→ Exercise: In the records below, find the line with "Give me the Plotly.js source for this chart." and the line with "const py = y => 1 - y / H;"; return exactly those lines and every line between them.

→ Records provided:
***
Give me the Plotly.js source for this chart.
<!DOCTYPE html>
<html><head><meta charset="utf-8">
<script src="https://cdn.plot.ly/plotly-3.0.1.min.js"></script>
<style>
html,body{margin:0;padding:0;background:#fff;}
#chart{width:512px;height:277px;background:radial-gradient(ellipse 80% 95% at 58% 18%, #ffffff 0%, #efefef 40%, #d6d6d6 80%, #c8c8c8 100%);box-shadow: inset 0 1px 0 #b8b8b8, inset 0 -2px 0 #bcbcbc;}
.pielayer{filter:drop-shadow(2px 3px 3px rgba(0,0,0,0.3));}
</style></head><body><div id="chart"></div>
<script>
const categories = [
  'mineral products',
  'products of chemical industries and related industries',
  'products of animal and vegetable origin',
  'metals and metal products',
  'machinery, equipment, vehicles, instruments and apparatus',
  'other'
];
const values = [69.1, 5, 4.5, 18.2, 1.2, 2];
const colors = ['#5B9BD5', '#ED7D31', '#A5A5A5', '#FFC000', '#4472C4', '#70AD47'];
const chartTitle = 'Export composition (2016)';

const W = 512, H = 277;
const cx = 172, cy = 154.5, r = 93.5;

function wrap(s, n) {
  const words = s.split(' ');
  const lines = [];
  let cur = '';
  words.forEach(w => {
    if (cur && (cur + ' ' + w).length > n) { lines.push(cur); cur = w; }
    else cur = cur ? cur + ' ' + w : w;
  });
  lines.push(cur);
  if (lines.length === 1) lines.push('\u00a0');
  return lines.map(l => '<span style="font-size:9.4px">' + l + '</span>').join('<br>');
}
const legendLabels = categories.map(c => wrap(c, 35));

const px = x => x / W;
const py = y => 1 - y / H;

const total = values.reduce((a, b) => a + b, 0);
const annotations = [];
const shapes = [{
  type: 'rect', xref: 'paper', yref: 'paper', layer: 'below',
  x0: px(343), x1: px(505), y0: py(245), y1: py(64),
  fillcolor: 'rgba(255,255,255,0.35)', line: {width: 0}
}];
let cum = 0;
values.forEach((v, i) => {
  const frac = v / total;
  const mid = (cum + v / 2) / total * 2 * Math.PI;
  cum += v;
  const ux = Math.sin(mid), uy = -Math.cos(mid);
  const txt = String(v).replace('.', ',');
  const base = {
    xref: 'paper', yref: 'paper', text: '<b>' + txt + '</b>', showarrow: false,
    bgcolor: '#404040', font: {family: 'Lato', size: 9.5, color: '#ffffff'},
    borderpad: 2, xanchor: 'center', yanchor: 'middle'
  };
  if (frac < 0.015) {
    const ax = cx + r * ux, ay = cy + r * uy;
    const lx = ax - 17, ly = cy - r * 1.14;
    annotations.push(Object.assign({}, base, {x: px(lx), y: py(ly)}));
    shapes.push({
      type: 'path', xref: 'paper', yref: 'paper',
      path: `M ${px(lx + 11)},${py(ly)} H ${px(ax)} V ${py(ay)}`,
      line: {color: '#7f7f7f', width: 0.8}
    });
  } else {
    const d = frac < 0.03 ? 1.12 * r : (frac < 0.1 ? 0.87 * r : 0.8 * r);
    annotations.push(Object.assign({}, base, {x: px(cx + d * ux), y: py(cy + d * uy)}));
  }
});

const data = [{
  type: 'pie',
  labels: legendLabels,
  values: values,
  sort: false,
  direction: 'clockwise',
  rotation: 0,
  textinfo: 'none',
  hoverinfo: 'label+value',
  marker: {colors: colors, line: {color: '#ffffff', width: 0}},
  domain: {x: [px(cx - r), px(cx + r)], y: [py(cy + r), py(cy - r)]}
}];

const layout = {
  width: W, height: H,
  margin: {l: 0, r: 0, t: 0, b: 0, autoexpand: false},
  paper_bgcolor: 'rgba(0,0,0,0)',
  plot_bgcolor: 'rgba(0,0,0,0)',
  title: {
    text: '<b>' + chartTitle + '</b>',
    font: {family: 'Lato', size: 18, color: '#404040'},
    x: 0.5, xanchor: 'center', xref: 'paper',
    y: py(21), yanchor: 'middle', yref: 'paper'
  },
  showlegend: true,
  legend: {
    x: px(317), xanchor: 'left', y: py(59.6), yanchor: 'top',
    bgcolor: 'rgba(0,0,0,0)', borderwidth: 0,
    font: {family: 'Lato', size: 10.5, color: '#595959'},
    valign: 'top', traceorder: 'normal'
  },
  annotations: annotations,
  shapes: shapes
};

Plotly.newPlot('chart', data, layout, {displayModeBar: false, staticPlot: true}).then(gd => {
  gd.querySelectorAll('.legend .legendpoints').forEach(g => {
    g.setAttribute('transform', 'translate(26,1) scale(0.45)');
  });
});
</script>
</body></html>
***
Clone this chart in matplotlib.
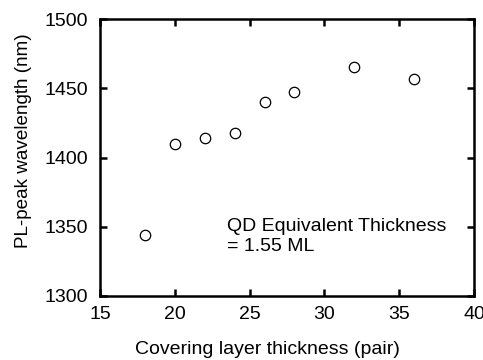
***
→ Result of this task:
Give me the Plotly.js source for this chart.
<!DOCTYPE html>
<html><head><meta charset="utf-8">
<script src="https://cdn.plot.ly/plotly-3.0.1.min.js"></script>
<style>
html,body{margin:0;padding:0;background:#fff;}
#chart{width:512px;height:277px;background:radial-gradient(ellipse 80% 95% at 58% 18%, #ffffff 0%, #efefef 40%, #d6d6d6 80%, #c8c8c8 100%);box-shadow: inset 0 1px 0 #b8b8b8, inset 0 -2px 0 #bcbcbc;}
.pielayer{filter:drop-shadow(2px 3px 3px rgba(0,0,0,0.3));}
</style></head><body><div id="chart"></div>
<script>
const categories = [
  'mineral products',
  'products of chemical industries and related industries',
  'products of animal and vegetable origin',
  'metals and metal products',
  'machinery, equipment, vehicles, instruments and apparatus',
  'other'
];
const values = [69.1, 5, 4.5, 18.2, 1.2, 2];
const colors = ['#5B9BD5', '#ED7D31', '#A5A5A5', '#FFC000', '#4472C4', '#70AD47'];
const chartTitle = 'Export composition (2016)';

const W = 512, H = 277;
const cx = 172, cy = 154.5, r = 93.5;

function wrap(s, n) {
  const words = s.split(' ');
  const lines = [];
  let cur = '';
  words.forEach(w => {
    if (cur && (cur + ' ' + w).length > n) { lines.push(cur); cur = w; }
    else cur = cur ? cur + ' ' + w : w;
  });
  lines.push(cur);
  if (lines.length === 1) lines.push('\u00a0');
  return lines.map(l => '<span style="font-size:9.4px">' + l + '</span>').join('<br>');
}
const legendLabels = categories.map(c => wrap(c, 35));

const px = x => x / W;
const py = y => 1 - y / H;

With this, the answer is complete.